All manifolds are smooth.
Let $M = G \cup K$. The interior of $M$ is an open set in $\mathbb{R}^n$ and can be given a global coordinate by the identity map. The points in $M$ not on the interior of $M$ are necessarily elements of $G$ and already have coordinate maps to open subsets of $\mathbb{R}^{n-1}$.
How do I give a manifold structure to the points on the boundary of $M$?
I would like an answer that doesn't (explicitly) mention "tangent spaces" because I have reason to believe that a more elementary solution exists.
I assume, the $(n-1)$-manifold $G$ is smoothly embedded in $\Bbb R^n$ and is identified with its image therein (being just the top. boundary of the open set $K$).
Yes, let $x$ be on the topological boundary of $K$, then necessarily $x\in G$.
Hint: Let the local coordinate map be denoted by $\varphi:U\to W$, with $U\subseteq G\subseteq\Bbb R^n$ and $W\subseteq\Bbb R^{n-1}$ open.
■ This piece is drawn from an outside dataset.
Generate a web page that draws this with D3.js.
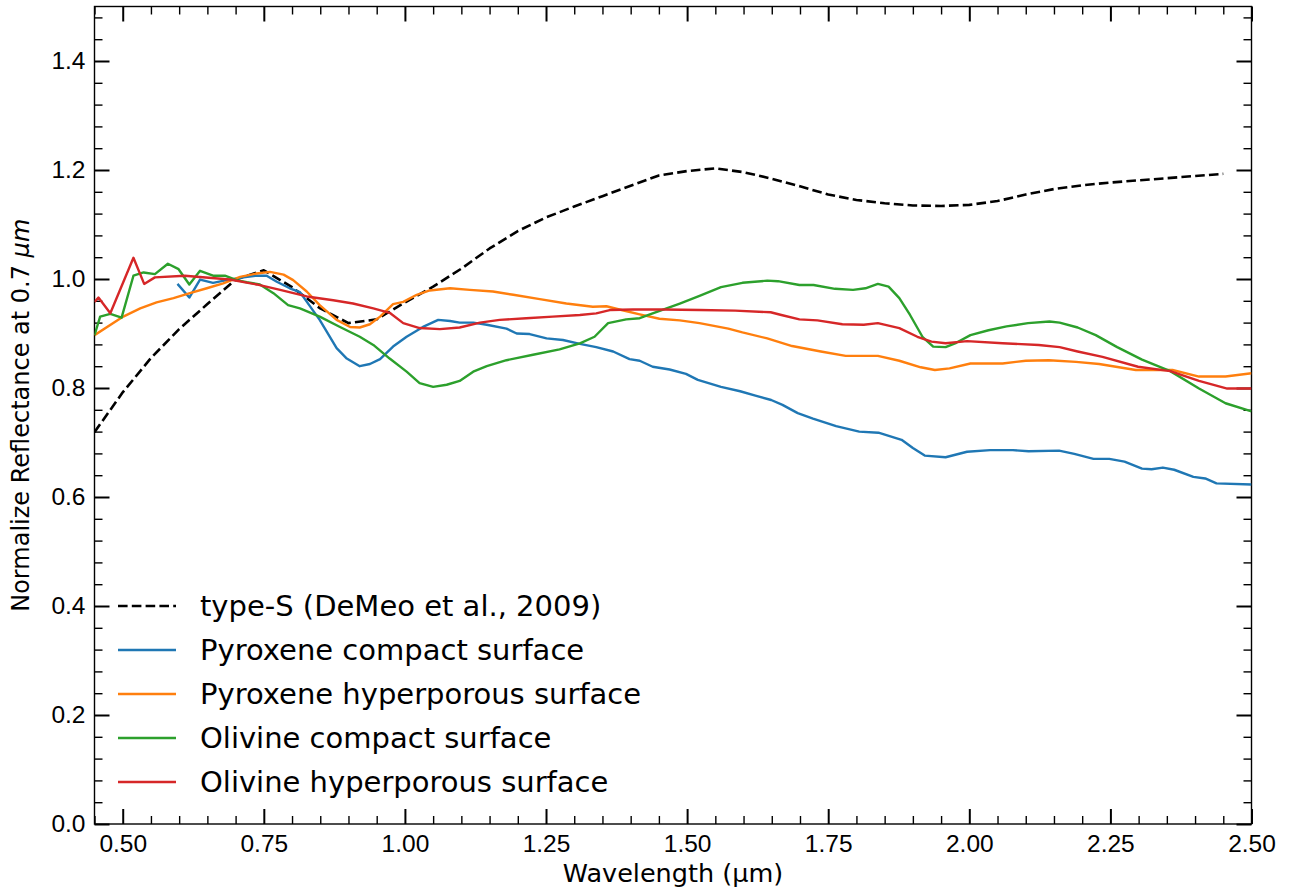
<!DOCTYPE html>
<html>
<head>
<meta charset="utf-8">
<script src="https://cdn.jsdelivr.net/npm/d3@7"></script>
<style>
  body { margin: 0; background: #fff; }
  svg { font-family: "DejaVu Sans", sans-serif; }
</style>
</head>
<body>
<div id="chart"></div>
<script>
// S-type mean spectrum (DeMeo et al. 2009)
const typeS_wl = [0.45,0.50,0.55,0.60,0.65,0.70,0.75,0.80,0.85,0.90,0.95,1.00,1.05,1.10,1.15,1.20,1.25,1.30,1.35,1.40,
                  1.45,1.50,1.55,1.60,1.65,1.70,1.75,1.80,1.85,1.90,1.95,2.00,2.05,2.10,2.15,2.20,2.25,2.30,2.35,2.40,2.45];
const typeS_val = [0.719,0.792,0.855,0.908,0.954,0.999,1.016,0.985,0.946,0.919,0.926,0.957,0.986,1.019,1.056,1.088,1.113,1.133,1.152,1.171,
                   1.190,1.198,1.203,1.196,1.184,1.170,1.155,1.145,1.139,1.135,1.134,1.136,1.143,1.155,1.165,1.172,1.177,1.181,1.185,1.189,1.193];

// lab spectra, [wavelength, reflectance]
const pyroxeneCompact = [[0.597,0.991],[0.618,0.966],[0.637,0.999],[0.66,0.993],[0.684,0.998],[0.714,1.003],[0.735,1.006],[0.755,1.006],
  [0.773,0.995],[0.796,0.983],[0.814,0.976],[0.849,0.925],[0.879,0.873],[0.897,0.854],[0.92,0.840],[0.938,0.844],[0.956,0.853],
  [0.979,0.876],[1.003,0.894],[1.032,0.912],[1.059,0.925],[1.08,0.923],[1.097,0.920],[1.121,0.920],[1.145,0.916],[1.18,0.909],
  [1.198,0.900],[1.221,0.899],[1.251,0.891],[1.28,0.888],[1.31,0.881],[1.339,0.875],[1.369,0.867],[1.398,0.853],[1.416,0.850],
  [1.439,0.839],[1.469,0.834],[1.498,0.826],[1.519,0.815],[1.56,0.802],[1.594,0.794],[1.621,0.786],[1.649,0.778],[1.669,0.769],
  [1.696,0.754],[1.723,0.744],[1.764,0.730],[1.805,0.720],[1.839,0.718],[1.88,0.705],[1.9,0.690],[1.921,0.676],[1.958,0.673],
  [1.996,0.683],[2.037,0.686],[2.077,0.686],[2.105,0.684],[2.159,0.685],[2.186,0.679],[2.22,0.670],[2.248,0.670],[2.275,0.665],
  [2.306,0.652],[2.323,0.651],[2.343,0.654],[2.363,0.650],[2.397,0.637],[2.418,0.634],[2.438,0.625],[2.5,0.623]];

const pyroxeneHyper = [[0.45,0.897],[0.501,0.931],[0.531,0.946],[0.56,0.957],[0.59,0.965],[0.619,0.974],[0.649,0.983],[0.678,0.992],
  [0.708,1.004],[0.737,1.010],[0.761,1.013],[0.785,1.008],[0.802,0.998],[0.826,0.977],[0.849,0.952],[0.879,0.925],[0.903,0.912],
  [0.92,0.911],[0.938,0.917],[0.956,0.931],[0.979,0.954],[0.997,0.958],[1.021,0.971],[1.044,0.979],[1.08,0.983],[1.115,0.980],
  [1.156,0.977],[1.192,0.971],[1.239,0.963],[1.286,0.955],[1.333,0.949],[1.357,0.950],[1.38,0.944],[1.416,0.935],[1.451,0.927],
  [1.487,0.924],[1.522,0.919],[1.573,0.909],[1.598,0.902],[1.642,0.891],[1.686,0.877],[1.737,0.867],[1.781,0.859],[1.838,0.859],
  [1.876,0.850],[1.914,0.838],[1.939,0.833],[1.965,0.836],[2.002,0.845],[2.059,0.845],[2.1,0.850],[2.141,0.851],[2.189,0.848],
  [2.23,0.844],[2.295,0.833],[2.36,0.833],[2.407,0.821],[2.454,0.821],[2.5,0.827]];

const olivineCompact = [[0.45,0.897],[0.46,0.931],[0.478,0.936],[0.498,0.929],[0.519,1.006],[0.537,1.012],[0.557,1.009],[0.58,1.028],
  [0.599,1.018],[0.618,0.990],[0.637,1.015],[0.66,1.006],[0.681,1.006],[0.702,0.998],[0.72,0.994],[0.743,0.990],[0.767,0.974],
  [0.793,0.952],[0.814,0.946],[0.849,0.931],[0.885,0.912],[0.92,0.894],[0.944,0.879],[0.973,0.854],[1.003,0.830],[1.026,0.809],
  [1.05,0.802],[1.074,0.806],[1.097,0.813],[1.121,0.830],[1.145,0.840],[1.18,0.851],[1.227,0.861],[1.274,0.871],[1.31,0.882],
  [1.336,0.894],[1.36,0.919],[1.392,0.926],[1.416,0.928],[1.439,0.937],[1.487,0.955],[1.522,0.969],[1.56,0.985],[1.598,0.993],
  [1.642,0.997],[1.661,0.996],[1.699,0.989],[1.724,0.989],[1.762,0.982],[1.794,0.980],[1.816,0.983],[1.838,0.991],[1.857,0.986],
  [1.876,0.965],[1.895,0.934],[1.917,0.894],[1.936,0.876],[1.958,0.875],[1.977,0.883],[2.002,0.897],[2.034,0.906],[2.066,0.913],
  [2.104,0.919],[2.142,0.922],[2.16,0.920],[2.192,0.911],[2.224,0.897],[2.262,0.875],[2.306,0.852],[2.356,0.831],[2.407,0.799],
  [2.454,0.772],[2.5,0.757]];

const olivineHyper = [[0.45,0.958],[0.457,0.966],[0.478,0.937],[0.519,1.039],[0.538,0.991],[0.557,1.003],[0.61,1.006],[0.69,0.999],
  [0.737,0.990],[0.779,0.980],[0.826,0.968],[0.873,0.961],[0.908,0.955],[0.944,0.946],[0.973,0.938],[0.997,0.919],[1.026,0.910],
  [1.062,0.908],[1.097,0.911],[1.133,0.920],[1.168,0.925],[1.215,0.928],[1.262,0.931],[1.31,0.934],[1.339,0.937],[1.363,0.943],
  [1.404,0.944],[1.457,0.944],[1.522,0.943],[1.585,0.942],[1.648,0.939],[1.667,0.934],[1.699,0.926],[1.731,0.924],[1.775,0.917],
  [1.813,0.916],[1.838,0.919],[1.876,0.910],[1.908,0.894],[1.933,0.885],[1.958,0.882],[1.996,0.886],[2.059,0.882],[2.123,0.879],
  [2.16,0.875],[2.192,0.867],[2.236,0.857],[2.299,0.839],[2.356,0.831],[2.407,0.813],[2.457,0.799],[2.5,0.799]];

const seriesNames = ["type-S (DeMeo et al., 2009)", "Pyroxene compact surface", "Pyroxene hyperporous surface",
                     "Olivine compact surface", "Olivine hyperporous surface"];
const seriesColors = ["#000000", "#1f77b4", "#ff7f0e", "#2ca02c", "#d62728"];

const xTicks = [0.50, 0.75, 1.00, 1.25, 1.50, 1.75, 2.00, 2.25, 2.50];
const yTicks = [0.0, 0.2, 0.4, 0.6, 0.8, 1.0, 1.2, 1.4];

let width = 1293, height = 890;
let margin = {left: 94.5, right: 41.5, top: 6.5, bottom: 66};

let svg = d3.select('#chart').append('svg')
    .attr('width', width)
    .attr('height', height);

const x = d3.scaleLinear().domain([0.45, 2.5]).range([margin.left, width - margin.right]);
const y = d3.scaleLinear().domain([0, 1.5]).range([height - margin.bottom, margin.top]);

svg.append("clipPath").attr("id", "clip")
  .append("rect")
    .attr("x", x(0.45)).attr("y", y(1.5))
    .attr("width", x(2.5) - x(0.45)).attr("height", y(0) - y(1.5));

// minor ticks
const xMinor = d3.range(0.45, 2.5001, 0.05).filter(v => !xTicks.some(t => Math.abs(t - v) < 1e-6));
const yMinor = d3.range(0, 1.5001, 0.04).filter(v => !yTicks.some(t => Math.abs(t - v) < 1e-6));

function styleAxis(g, w) {
  g.select(".domain").remove();
  g.selectAll(".tick line").attr("stroke", "#000").attr("stroke-width", w);
  g.selectAll("text").attr("fill", "#000");
}

const majorLen = 15, minorLen = 8;
const yb = y(0), yt = y(1.5), xl = x(0.45), xr = x(2.5);

// bottom
svg.append("g").attr("transform", `translate(0,${yb})`)
  .call(d3.axisBottom(x).tickValues(xMinor).tickSize(-minorLen).tickFormat(""))
  .call(g => styleAxis(g, 1.4));
svg.append("g").attr("transform", `translate(0,${yb})`)
  .call(d3.axisBottom(x).tickValues(xTicks).tickSize(-majorLen).tickPadding(11).tickFormat(d3.format(".2f")))
  .call(g => styleAxis(g, 2))
  .selectAll("text").style("font-size", "24.5px");
// top
svg.append("g").attr("transform", `translate(0,${yt})`)
  .call(d3.axisTop(x).tickValues(xMinor).tickSize(-minorLen).tickFormat(""))
  .call(g => styleAxis(g, 1.4));
svg.append("g").attr("transform", `translate(0,${yt})`)
  .call(d3.axisTop(x).tickValues(xTicks).tickSize(-majorLen).tickFormat(""))
  .call(g => styleAxis(g, 2));
// left
svg.append("g").attr("transform", `translate(${xl},0)`)
  .call(d3.axisLeft(y).tickValues(yMinor).tickSize(-minorLen).tickFormat(""))
  .call(g => styleAxis(g, 1.4));
svg.append("g").attr("transform", `translate(${xl},0)`)
  .call(d3.axisLeft(y).tickValues(yTicks).tickSize(-majorLen).tickPadding(9).tickFormat(d3.format(".1f")))
  .call(g => styleAxis(g, 2))
  .selectAll("text").style("font-size", "24.5px");
// right
svg.append("g").attr("transform", `translate(${xr},0)`)
  .call(d3.axisRight(y).tickValues(yMinor).tickSize(-minorLen).tickFormat(""))
  .call(g => styleAxis(g, 1.4));
svg.append("g").attr("transform", `translate(${xr},0)`)
  .call(d3.axisRight(y).tickValues(yTicks).tickSize(-majorLen).tickFormat(""))
  .call(g => styleAxis(g, 2));

// frame
svg.append("rect")
    .attr("x", xl).attr("y", yt)
    .attr("width", xr - xl).attr("height", yb - yt)
    .attr("fill", "none").attr("stroke", "#000").attr("stroke-width", 1.4);

// curves
const line = d3.line().x(d => x(d[0])).y(d => y(d[1]));
const typeS = typeS_wl.map((w, i) => [w, typeS_val[i]]);
const allSeries = [typeS, pyroxeneCompact, pyroxeneHyper, olivineCompact, olivineHyper];

const plot = svg.append("g").attr("clip-path", "url(#clip)");
allSeries.forEach((s, i) => {
  plot.append("path")
    .datum(s)
    .attr("d", line)
    .attr("fill", "none")
    .attr("stroke", seriesColors[i])
    .attr("stroke-width", i === 0 ? 2.6 : 2.4)
    .attr("stroke-dasharray", i === 0 ? "9.6,4.2" : null)
    .attr("stroke-linejoin", "round");
});

// legend
const legend = svg.append("g");
seriesNames.forEach((name, i) => {
  const ly = 606 + i * 44;
  legend.append("line")
    .attr("x1", 118).attr("x2", 176).attr("y1", ly).attr("y2", ly)
    .attr("stroke", seriesColors[i])
    .attr("stroke-width", i === 0 ? 2.6 : 2.4)
    .attr("stroke-dasharray", i === 0 ? "9.6,4.2" : null);
  legend.append("text")
    .attr("x", 200).attr("y", ly + 10)
    .style("font-size", "29px")
    .text(name);
});

// axis labels
svg.append("text")
    .attr("x", (xl + xr) / 2).attr("y", 882)
    .attr("text-anchor", "middle")
    .style("font-size", "25.5px")
    .text("Wavelength (µm)");

const yl = svg.append("text")
    .attr("transform", `translate(29,${(yt + yb) / 2}) rotate(-90)`)
    .attr("text-anchor", "middle")
    .style("font-size", "24px");
yl.append("tspan").text("Normalize Reflectance at 0.7 ");
yl.append("tspan").style("font-style", "italic").text("μm");
</script>
</body>
</html>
This is a diffeomorphism, and we can talk about the differential of $\varphi^{-1}$ as of a smooth function of type $\Bbb R^{n-1}\to\Bbb R^n$. Thus we can take the tangent vectors at $x\in G\subseteq\Bbb R^n$, which form an $n-1$ dimensional linear subspace (if transated to the origin), so we can choose any other vector $v$, and then consider $$(w,t)\ \mapsto \ \varphi^{-1}(w)+tv\,.$$